- **INSTRUCTIONS FOR THE TASK**:
Retype every line from the start of the data down to and including the line with "import pandas as pd". Skip the pictures.

───── SUPPLIED MATERIAL ─────

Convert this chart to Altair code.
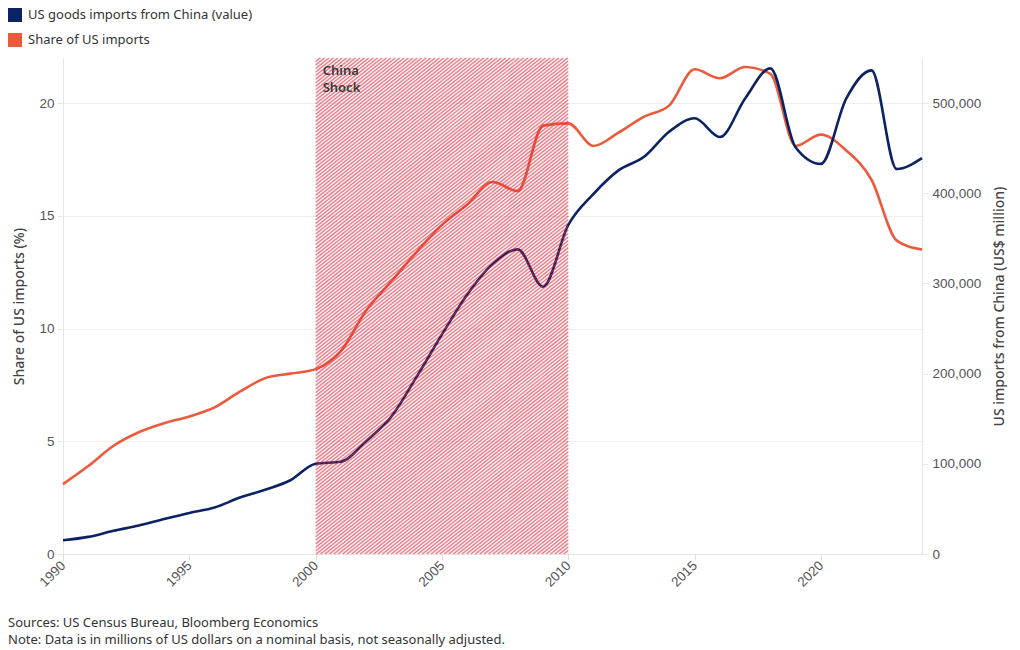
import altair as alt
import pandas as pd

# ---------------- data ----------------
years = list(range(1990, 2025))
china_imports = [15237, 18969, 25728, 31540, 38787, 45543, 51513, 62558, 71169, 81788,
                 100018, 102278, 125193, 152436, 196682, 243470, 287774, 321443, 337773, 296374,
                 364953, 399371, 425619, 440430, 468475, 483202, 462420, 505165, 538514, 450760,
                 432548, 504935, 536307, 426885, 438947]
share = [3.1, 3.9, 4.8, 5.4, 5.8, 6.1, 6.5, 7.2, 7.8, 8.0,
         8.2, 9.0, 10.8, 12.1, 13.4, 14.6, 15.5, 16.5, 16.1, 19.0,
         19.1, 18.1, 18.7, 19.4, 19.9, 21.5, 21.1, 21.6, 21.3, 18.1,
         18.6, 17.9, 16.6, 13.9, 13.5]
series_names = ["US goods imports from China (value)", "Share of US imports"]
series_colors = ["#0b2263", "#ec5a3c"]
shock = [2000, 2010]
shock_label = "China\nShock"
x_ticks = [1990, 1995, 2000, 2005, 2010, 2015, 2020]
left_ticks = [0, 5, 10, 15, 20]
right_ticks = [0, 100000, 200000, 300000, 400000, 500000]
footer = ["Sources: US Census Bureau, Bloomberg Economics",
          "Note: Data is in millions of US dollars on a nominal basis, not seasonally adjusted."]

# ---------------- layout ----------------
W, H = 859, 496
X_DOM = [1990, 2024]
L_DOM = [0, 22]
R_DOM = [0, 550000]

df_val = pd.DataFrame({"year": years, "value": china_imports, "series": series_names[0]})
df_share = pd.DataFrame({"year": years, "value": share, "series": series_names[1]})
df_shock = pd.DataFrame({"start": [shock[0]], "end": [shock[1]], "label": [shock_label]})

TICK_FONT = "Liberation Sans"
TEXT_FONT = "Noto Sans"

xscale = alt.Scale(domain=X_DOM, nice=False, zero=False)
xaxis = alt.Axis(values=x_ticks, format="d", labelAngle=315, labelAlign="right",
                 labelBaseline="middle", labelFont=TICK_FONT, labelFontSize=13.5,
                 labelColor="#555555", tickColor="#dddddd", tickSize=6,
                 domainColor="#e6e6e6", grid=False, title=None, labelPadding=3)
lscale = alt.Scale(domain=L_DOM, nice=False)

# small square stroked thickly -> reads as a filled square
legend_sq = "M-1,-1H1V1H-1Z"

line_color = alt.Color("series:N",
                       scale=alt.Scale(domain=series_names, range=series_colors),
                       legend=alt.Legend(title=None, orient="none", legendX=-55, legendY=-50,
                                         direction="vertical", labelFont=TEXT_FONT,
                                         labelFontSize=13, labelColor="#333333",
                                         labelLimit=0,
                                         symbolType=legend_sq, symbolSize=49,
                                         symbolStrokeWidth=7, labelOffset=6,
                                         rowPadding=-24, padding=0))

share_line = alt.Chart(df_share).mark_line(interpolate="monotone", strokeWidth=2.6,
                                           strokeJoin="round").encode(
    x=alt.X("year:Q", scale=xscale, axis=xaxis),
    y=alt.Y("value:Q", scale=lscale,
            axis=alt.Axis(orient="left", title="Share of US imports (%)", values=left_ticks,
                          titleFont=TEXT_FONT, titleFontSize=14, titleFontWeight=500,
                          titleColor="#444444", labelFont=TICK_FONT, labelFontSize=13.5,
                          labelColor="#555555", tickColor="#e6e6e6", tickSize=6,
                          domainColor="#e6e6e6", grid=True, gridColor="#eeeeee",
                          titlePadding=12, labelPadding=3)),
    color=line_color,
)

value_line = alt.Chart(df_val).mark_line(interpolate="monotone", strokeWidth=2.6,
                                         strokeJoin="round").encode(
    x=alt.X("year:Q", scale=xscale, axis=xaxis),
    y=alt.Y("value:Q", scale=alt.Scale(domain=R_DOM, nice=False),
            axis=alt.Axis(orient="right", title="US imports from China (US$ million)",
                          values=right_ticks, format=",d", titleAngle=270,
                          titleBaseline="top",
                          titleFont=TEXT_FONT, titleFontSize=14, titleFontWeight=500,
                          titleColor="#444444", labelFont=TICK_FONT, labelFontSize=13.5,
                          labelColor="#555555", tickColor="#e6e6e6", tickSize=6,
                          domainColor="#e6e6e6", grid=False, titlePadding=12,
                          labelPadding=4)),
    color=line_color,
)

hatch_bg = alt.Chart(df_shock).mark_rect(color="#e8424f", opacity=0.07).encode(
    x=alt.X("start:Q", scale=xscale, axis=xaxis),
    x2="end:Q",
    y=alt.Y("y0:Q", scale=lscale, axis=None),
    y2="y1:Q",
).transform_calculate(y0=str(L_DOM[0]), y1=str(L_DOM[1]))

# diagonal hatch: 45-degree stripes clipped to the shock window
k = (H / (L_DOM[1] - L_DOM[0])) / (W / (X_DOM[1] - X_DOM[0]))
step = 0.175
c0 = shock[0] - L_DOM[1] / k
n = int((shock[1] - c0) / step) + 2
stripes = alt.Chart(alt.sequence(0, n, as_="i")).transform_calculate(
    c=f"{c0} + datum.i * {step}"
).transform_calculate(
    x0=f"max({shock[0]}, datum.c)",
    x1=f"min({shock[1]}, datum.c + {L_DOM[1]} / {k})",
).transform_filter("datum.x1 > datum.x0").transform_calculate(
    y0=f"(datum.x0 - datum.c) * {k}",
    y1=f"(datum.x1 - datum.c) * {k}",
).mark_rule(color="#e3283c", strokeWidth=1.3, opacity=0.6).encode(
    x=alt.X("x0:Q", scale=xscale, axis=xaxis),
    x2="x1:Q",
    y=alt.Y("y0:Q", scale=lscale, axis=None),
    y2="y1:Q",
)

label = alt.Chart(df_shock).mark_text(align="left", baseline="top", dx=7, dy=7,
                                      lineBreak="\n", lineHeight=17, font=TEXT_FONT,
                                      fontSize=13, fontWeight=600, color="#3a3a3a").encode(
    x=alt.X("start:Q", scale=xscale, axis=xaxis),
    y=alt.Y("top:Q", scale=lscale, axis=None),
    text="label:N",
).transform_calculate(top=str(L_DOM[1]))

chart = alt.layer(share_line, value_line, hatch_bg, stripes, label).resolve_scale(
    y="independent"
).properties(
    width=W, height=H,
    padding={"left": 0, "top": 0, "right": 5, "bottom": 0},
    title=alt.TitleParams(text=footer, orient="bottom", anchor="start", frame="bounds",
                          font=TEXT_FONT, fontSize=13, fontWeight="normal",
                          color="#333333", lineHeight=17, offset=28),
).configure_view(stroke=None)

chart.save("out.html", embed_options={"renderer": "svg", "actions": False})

─────

- **TASK SOLUTION**:
Convert this chart to Altair code.
import altair as alt
import pandas as pd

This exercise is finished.